The Insurance Branch stated that the policies were “…effectively designed as guaranteed investment contracts, payable in 10 years, with 1/10 of the principal deposited each year, and with a fixed annual interest rate of 7.25 percent (which is the rate necessary to grow 100 units, deposited in equal installments over 10 years, into 150 units at the end of those 10 years).”

The memo also concludes that the arrangement between each Group Entity and the taxpayer was “no more than the prefunding of future expenses,” citing Rev. Rul. 89-96 (no insurance when casualty event occurred before insurance contract was entered into), and Rev. Rul. 2007-47 (contract for remediation expenses treated as a pre-funding arrangement).

KPMG observation

One of the more interesting items in the ruling is the inconsistency between the Insurance Branch’s assertion that the transaction does not qualify as insurance because it is essentially just a financing transaction, and the characterization of the amount received by the taxpayer as taxable income when received.

The IRS has been reticent to issue guidance describing how to recast purported insurance transactions that do not qualify as insurance for tax purposes, suggesting that a facts-and-circumstances test is to be applied.
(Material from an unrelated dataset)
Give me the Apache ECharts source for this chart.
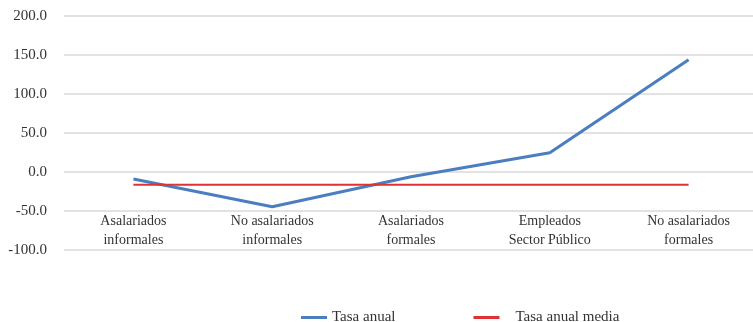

It seems inconsistent to suggest that the arrangement isn’t insurance because it is economically just a deposit, but then conclude the recipient has taxable income. Merely holding money for the benefit of others generally does not give rise to taxable income. In addition, one would think that the characterization of the arrangement ought to be consistent between the payor and recipient of the funds, and that the Group Entities are entitled to a deduction for the amount paid—although the memorandum doesn’t address the treatment of the transaction to the Group Entities.